Perché ci offre un punto di vista nuovo sulle cose, perché, controtendenza, riabilita ai nostri occhi il tempo ordinario mostrandocene il valore incommensurabile, perché ci abilita a vedere bellezza anche in ciò all’apparenza sembra del tutto banale.
La festa della sacra famiglia di Nazareth ci dice che la quotidianità della vita con i suoi ingranaggi nascosti e con le sue ripetizioni ricorrenti non è affatto un tempo morto, o un tempo inutile, ma è piuttosto la fibra robusta che dà consistenza alla vita, il tessuto che veste il nostro cammino nel tempo, la brace sotterranea in cui vengono forgiate, a caldo, le nostre identità.
Per questo motivo non ci è permesso di sottovalutare i trent’anni di Gesù a Nazareth . È vero: non sappiamo niente di quel tempo della vita di Gesù, ma il fatto di non sapere niente di quel tempo non significa che esso non sia importante. Il fatto che quegli anni siano stati vissuti nell’anonimato, nascosti dietro una quotidianità che non fa clamore, non significa che essi nella storia di Gesù non abbiano giocato un ruolo decisivo.
Anzi, ad essere onesti, dovremmo dire che è vero il contrario: i trent’anni di Nazareth, vissuti da Gesù con la sua famiglia, sono stati per lui uno straordinario laboratorio di umanità e di fede.
In quegli anni Gesù ha imparato l’obbedienza e la libertà, l’amore e il rispetto, la responsabilità e la fiducia. Ha imparato a conoscere gli uomini, ad apprezzarne la bellezza e insieme a riconoscerne la fragilità; ha imparato un linguaggio per dire Dio e per parlare con lui; ha conosciuto il valore dell’ospitalità, la tenacia del lavoro, la fatica della convivenza, la dolcezza degli affetti.
Ora, mi chiedo: se quegli anni vissuti da Gesù nell’anonimato, impastati di quotidiano e di abitudinarietà, sono stati per lui così determinanti, non dovremmo anche noi adoperarci in ogni modo per riabilitare la nostra quotidianità? Non dovremmo imparare ad amarla nonostante la sua banalità, invece di guardarla con disprezzo e sufficienza?

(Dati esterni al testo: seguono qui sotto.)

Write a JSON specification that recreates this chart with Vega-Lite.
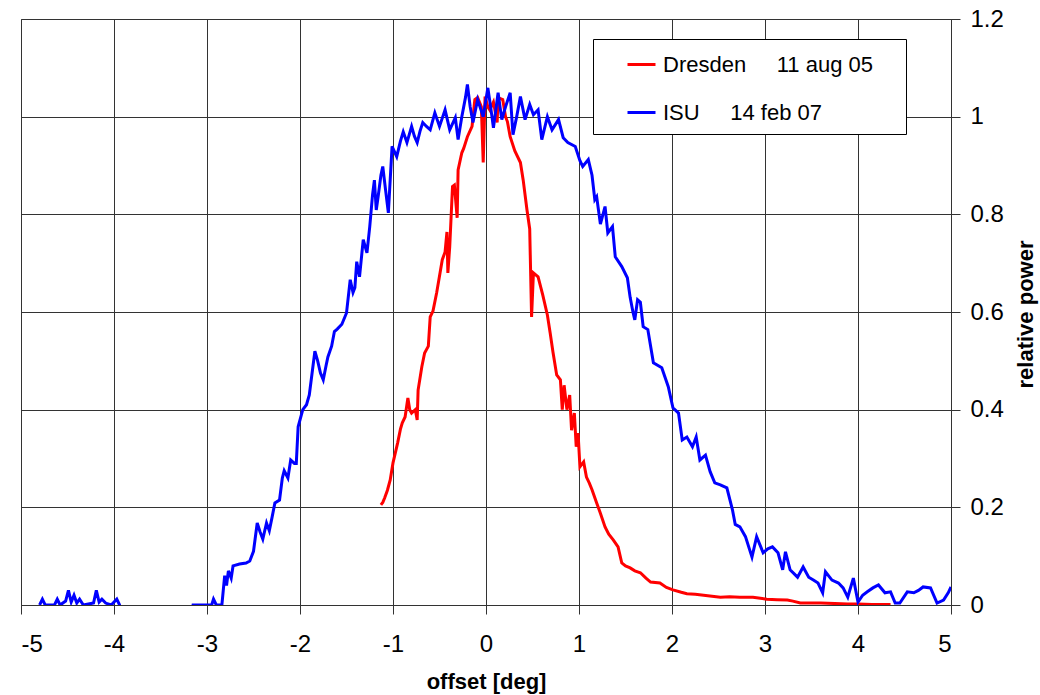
{
  "$schema": "https://vega.github.io/schema/vega-lite/v6.json",
  "width": 930,
  "height": 586,
  "autosize": {"type": "none"},
  "padding": {"left": 21, "top": 19, "right": 89, "bottom": 90},
  "background": "white",
  "config": {"font": "Liberation Sans", "view": {"stroke": "#555555"}},
  "datasets": {
    "ISU": [
      {"x":-4.80,"y":0},{"x":-4.77,"y":0.012},{"x":-4.74,"y":0},{"x":-4.64,"y":0},{"x":-4.61,"y":0.012},{"x":-4.58,"y":0},{"x":-4.52,"y":0.008},{"x":-4.49,"y":0.03},{"x":-4.46,"y":0.006},{"x":-4.43,"y":0.02},{"x":-4.40,"y":0.004},{"x":-4.37,"y":0.012},{"x":-4.33,"y":0},{"x":-4.22,"y":0.004},{"x":-4.19,"y":0.03},{"x":-4.16,"y":0.006},{"x":-4.13,"y":0.012},{"x":-4.09,"y":0.004},{"x":-4.03,"y":0},{"x":-3.97,"y":0.012},{"x":-3.94,"y":0},{"x":-3.90,"y":-0.05},{"x":-3.20,"y":-0.05},{"x":-3.15,"y":0},{"x":-2.95,"y":0},{"x":-2.93,"y":0.012},{"x":-2.90,"y":0},{"x":-2.84,"y":0},{"x":-2.81,"y":0.06},{"x":-2.79,"y":0.04},{"x":-2.77,"y":0.07},{"x":-2.74,"y":0.055},{"x":-2.72,"y":0.08},{"x":-2.65,"y":0.084},{"x":-2.58,"y":0.086},{"x":-2.54,"y":0.09},{"x":-2.50,"y":0.11},{"x":-2.46,"y":0.168},{"x":-2.43,"y":0.15},{"x":-2.40,"y":0.135},{"x":-2.36,"y":0.168},{"x":-2.33,"y":0.152},{"x":-2.30,"y":0.18},{"x":-2.27,"y":0.209},{"x":-2.22,"y":0.215},{"x":-2.19,"y":0.26},{"x":-2.17,"y":0.275},{"x":-2.13,"y":0.26},{"x":-2.10,"y":0.297},{"x":-2.06,"y":0.29},{"x":-2.04,"y":0.29},{"x":-2.02,"y":0.365},{"x":-1.97,"y":0.40},{"x":-1.93,"y":0.41},{"x":-1.90,"y":0.43},{"x":-1.86,"y":0.49},{"x":-1.84,"y":0.52},{"x":-1.81,"y":0.50},{"x":-1.78,"y":0.475},{"x":-1.75,"y":0.461},{"x":-1.72,"y":0.49},{"x":-1.70,"y":0.508},{"x":-1.66,"y":0.53},{"x":-1.63,"y":0.56},{"x":-1.60,"y":0.565},{"x":-1.55,"y":0.575},{"x":-1.50,"y":0.598},{"x":-1.46,"y":0.666},{"x":-1.43,"y":0.64},{"x":-1.41,"y":0.65},{"x":-1.39,"y":0.703},{"x":-1.36,"y":0.672},{"x":-1.32,"y":0.748},{"x":-1.28,"y":0.721},{"x":-1.25,"y":0.775},{"x":-1.22,"y":0.84},{"x":-1.20,"y":0.87},{"x":-1.18,"y":0.809},{"x":-1.16,"y":0.836},{"x":-1.13,"y":0.88},{"x":-1.11,"y":0.898},{"x":-1.08,"y":0.85},{"x":-1.05,"y":0.803},{"x":-1.01,"y":0.939},{"x":-0.96,"y":0.918},{"x":-0.92,"y":0.95},{"x":-0.89,"y":0.969},{"x":-0.85,"y":0.947},{"x":-0.80,"y":0.98},{"x":-0.77,"y":0.96},{"x":-0.74,"y":0.947},{"x":-0.71,"y":0.97},{"x":-0.68,"y":0.988},{"x":-0.64,"y":0.98},{"x":-0.60,"y":0.973},{"x":-0.55,"y":1.008},{"x":-0.50,"y":0.98},{"x":-0.44,"y":1.014},{"x":-0.39,"y":0.973},{"x":-0.33,"y":0.998},{"x":-0.30,"y":0.953},{"x":-0.26,"y":1.0},{"x":-0.22,"y":1.04},{"x":-0.20,"y":1.066},{"x":-0.17,"y":1.02},{"x":-0.14,"y":0.988},{"x":-0.09,"y":1.035},{"x":-0.03,"y":1.0},{"x":0.02,"y":1.059},{"x":0.05,"y":1.02},{"x":0.08,"y":0.977},{"x":0.13,"y":1.049},{"x":0.17,"y":0.994},{"x":0.21,"y":1.02},{"x":0.26,"y":1.049},{"x":0.29,"y":0.963},{"x":0.33,"y":1.0},{"x":0.37,"y":1.041},{"x":0.42,"y":0.994},{"x":0.47,"y":1.025},{"x":0.51,"y":1.004},{"x":0.56,"y":1.014},{"x":0.60,"y":0.953},{"x":0.66,"y":1.0},{"x":0.71,"y":0.973},{"x":0.78,"y":0.994},{"x":0.83,"y":0.957},{"x":0.88,"y":0.947},{"x":0.96,"y":0.939},{"x":1.01,"y":0.91},{"x":1.04,"y":0.898},{"x":1.10,"y":0.912},{"x":1.14,"y":0.88},{"x":1.17,"y":0.83},{"x":1.19,"y":0.836},{"x":1.23,"y":0.78},{"x":1.28,"y":0.816},{"x":1.31,"y":0.762},{"x":1.36,"y":0.775},{"x":1.39,"y":0.713},{"x":1.46,"y":0.693},{"x":1.52,"y":0.67},{"x":1.55,"y":0.63},{"x":1.58,"y":0.60},{"x":1.60,"y":0.584},{"x":1.63,"y":0.625},{"x":1.66,"y":0.62},{"x":1.69,"y":0.57},{"x":1.74,"y":0.564},{"x":1.80,"y":0.496},{"x":1.89,"y":0.486},{"x":1.96,"y":0.447},{"x":2.01,"y":0.404},{"x":2.07,"y":0.393},{"x":2.11,"y":0.338},{"x":2.16,"y":0.344},{"x":2.22,"y":0.324},{"x":2.26,"y":0.344},{"x":2.30,"y":0.297},{"x":2.36,"y":0.307},{"x":2.41,"y":0.273},{"x":2.46,"y":0.25},{"x":2.52,"y":0.246},{"x":2.59,"y":0.24},{"x":2.65,"y":0.195},{"x":2.68,"y":0.165},{"x":2.73,"y":0.16},{"x":2.79,"y":0.14},{"x":2.86,"y":0.098},{"x":2.91,"y":0.14},{"x":2.98,"y":0.107},{"x":3.03,"y":0.115},{"x":3.08,"y":0.119},{"x":3.14,"y":0.107},{"x":3.19,"y":0.072},{"x":3.22,"y":0.109},{"x":3.27,"y":0.072},{"x":3.35,"y":0.057},{"x":3.41,"y":0.078},{"x":3.47,"y":0.057},{"x":3.52,"y":0.051},{"x":3.57,"y":0.045},{"x":3.62,"y":0.025},{"x":3.65,"y":0.068},{"x":3.72,"y":0.051},{"x":3.79,"y":0.045},{"x":3.84,"y":0.035},{"x":3.89,"y":0.016},{"x":3.95,"y":0.055},{"x":4.00,"y":0.006},{"x":4.05,"y":0.02},{"x":4.10,"y":0.027},{"x":4.16,"y":0.035},{"x":4.22,"y":0.041},{"x":4.29,"y":0.025},{"x":4.35,"y":0.027},{"x":4.40,"y":0.004},{"x":4.45,"y":0.004},{"x":4.53,"y":0.027},{"x":4.60,"y":0.025},{"x":4.65,"y":0.03},{"x":4.70,"y":0.037},{"x":4.78,"y":0.035},{"x":4.85,"y":0.004},{"x":4.92,"y":0.01},{"x":4.97,"y":0.025},{"x":5.00,"y":0.037}
    ],
    "Dresden": [
      {"x":-1.13,"y":0.205},{"x":-1.11,"y":0.21},{"x":-1.09,"y":0.219},{"x":-1.06,"y":0.235},{"x":-1.03,"y":0.256},{"x":-1.00,"y":0.291},{"x":-0.95,"y":0.332},{"x":-0.92,"y":0.36},{"x":-0.90,"y":0.373},{"x":-0.87,"y":0.385},{"x":-0.84,"y":0.424},{"x":-0.82,"y":0.40},{"x":-0.80,"y":0.393},{"x":-0.76,"y":0.40},{"x":-0.74,"y":0.379},{"x":-0.73,"y":0.44},{"x":-0.69,"y":0.488},{"x":-0.66,"y":0.516},{"x":-0.62,"y":0.53},{"x":-0.60,"y":0.59},{"x":-0.57,"y":0.602},{"x":-0.53,"y":0.64},{"x":-0.47,"y":0.707},{"x":-0.44,"y":0.723},{"x":-0.42,"y":0.764},{"x":-0.41,"y":0.68},{"x":-0.39,"y":0.734},{"x":-0.36,"y":0.857},{"x":-0.34,"y":0.86},{"x":-0.31,"y":0.793},{"x":-0.30,"y":0.891},{"x":-0.26,"y":0.926},{"x":-0.24,"y":0.935},{"x":-0.20,"y":0.959},{"x":-0.15,"y":0.98},{"x":-0.12,"y":1.035},{"x":-0.09,"y":1.039},{"x":-0.05,"y":1.02},{"x":-0.03,"y":0.906},{"x":-0.01,"y":1.041},{"x":0.02,"y":1.02},{"x":0.04,"y":1.014},{"x":0.08,"y":1.03},{"x":0.12,"y":0.988},{"x":0.13,"y":1.039},{"x":0.18,"y":1.035},{"x":0.21,"y":1.0},{"x":0.23,"y":0.99},{"x":0.26,"y":0.959},{"x":0.31,"y":0.93},{"x":0.37,"y":0.906},{"x":0.40,"y":0.87},{"x":0.44,"y":0.81},{"x":0.47,"y":0.77},{"x":0.49,"y":0.59},{"x":0.51,"y":0.68},{"x":0.56,"y":0.672},{"x":0.61,"y":0.635},{"x":0.66,"y":0.594},{"x":0.69,"y":0.557},{"x":0.72,"y":0.518},{"x":0.76,"y":0.471},{"x":0.80,"y":0.461},{"x":0.82,"y":0.40},{"x":0.84,"y":0.45},{"x":0.87,"y":0.40},{"x":0.90,"y":0.43},{"x":0.92,"y":0.358},{"x":0.95,"y":0.393},{"x":0.97,"y":0.324},{"x":0.99,"y":0.352},{"x":1.01,"y":0.283},{"x":1.05,"y":0.293},{"x":1.08,"y":0.262},{"x":1.11,"y":0.25},{"x":1.14,"y":0.236},{"x":1.19,"y":0.209},{"x":1.23,"y":0.188},{"x":1.28,"y":0.16},{"x":1.32,"y":0.145},{"x":1.37,"y":0.133},{"x":1.42,"y":0.119},{"x":1.46,"y":0.086},{"x":1.50,"y":0.08},{"x":1.55,"y":0.076},{"x":1.60,"y":0.07},{"x":1.66,"y":0.066},{"x":1.72,"y":0.055},{"x":1.77,"y":0.047},{"x":1.87,"y":0.045},{"x":1.94,"y":0.036},{"x":2.01,"y":0.031},{"x":2.10,"y":0.026},{"x":2.16,"y":0.023},{"x":2.25,"y":0.022},{"x":2.34,"y":0.02},{"x":2.43,"y":0.018},{"x":2.52,"y":0.016},{"x":2.62,"y":0.017},{"x":2.73,"y":0.016},{"x":2.87,"y":0.016},{"x":2.95,"y":0.014},{"x":3.02,"y":0.012},{"x":3.13,"y":0.011},{"x":3.24,"y":0.01},{"x":3.30,"y":0.008},{"x":3.38,"y":0.004},{"x":3.50,"y":0.004},{"x":3.60,"y":0.004},{"x":3.75,"y":0.003},{"x":3.89,"y":0.002},{"x":4.00,"y":0.002},{"x":4.15,"y":0.001},{"x":4.35,"y":0.001}
    ]
  },
  "encoding": {
    "x": {
      "field": "x", "type": "quantitative",
      "scale": {"domain": [-5, 5], "nice": false, "zero": false},
      "axis": {
        "values": [-5,-4,-3,-2,-1,0,1,2,3,4,5],
        "labelExpr": "datum.value < 0 ? '-' + abs(datum.value) : '' + datum.value",
        "title": "offset [deg]", "titleFontSize": 22, "titleFontWeight": "bold", "titleColor": "black",
        "titleBaseline": "middle", "titleY": 76,
        "labelFontSize": 24, "labelColor": "black", "labelPadding": 18,
        "tickSize": 9, "tickColor": "#333333", "domainColor": "#333333",
        "grid": true, "gridColor": "#333333", "gridOpacity": 1
      }
    },
    "y": {
      "field": "y", "type": "quantitative",
      "scale": {"domain": [0, 1.2], "nice": false},
      "axis": {
        "orient": "right",
        "values": [0, 0.2, 0.4, 0.6, 0.8, 1, 1.2],
        "format": ".1~f",
        "title": "relative power", "titleFontSize": 22, "titleFontWeight": "bold", "titleColor": "black",
        "titleAngle": 270, "titleAlign": "center", "titleBaseline": "middle", "titleX": 74, "titleY": 295,
        "labelFontSize": 24, "labelColor": "black", "labelPadding": 10, "labelBaseline": "middle",
        "tickSize": 9, "tickColor": "#333333", "domainColor": "#333333",
        "grid": true, "gridColor": "#333333", "gridOpacity": 1
      }
    },
    "color": {
      "type": "nominal",
      "scale": {
        "domain": ["Dresden\u00a0\u00a0\u00a0\u00a0\u00a011 aug 05\u00a0\u2800", "ISU\u00a0\u00a0\u00a0\u00a0\u00a014 feb 07"],
        "range": ["#ff0000", "#0000ff"]
      },
      "legend": {
        "title": null, "orient": "none", "legendX": 572, "legendY": 20,
        "strokeColor": "black", "fillColor": "white", "padding": 10,
        "symbolType": "stroke", "symbolSize": 784, "symbolStrokeWidth": 3, "symbolOffset": 23,
        "labelFontSize": 22, "labelColor": "black", "labelOffset": 6, "rowPadding": 21, "labelLimit": 400
      }
    }
  },
  "layer": [
    {
      "data": {"name": "Dresden"},
      "mark": {"type": "line", "strokeWidth": 3, "clip": true},
      "encoding": {"color": {"datum": "Dresden\u00a0\u00a0\u00a0\u00a0\u00a011 aug 05\u00a0\u2800"}}
    },
    {
      "data": {"name": "ISU"},
      "mark": {"type": "line", "strokeWidth": 3, "clip": true},
      "encoding": {"color": {"datum": "ISU\u00a0\u00a0\u00a0\u00a0\u00a014 feb 07"}}
    }
  ]
}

Se gli anni vissuti da Gesù in totale immersione nella vita famigliare sono stati ciò che ha dato una forma al suo modo di essere e di guardare il mondo non dovremmo anche noi tornare a scommettere e ad investire sulle nostre famiglie, adoperandoci perché tornino ad essere, anch’esse, laboratori di umanità e di fede a garanzia di un futuro migliore per tutti?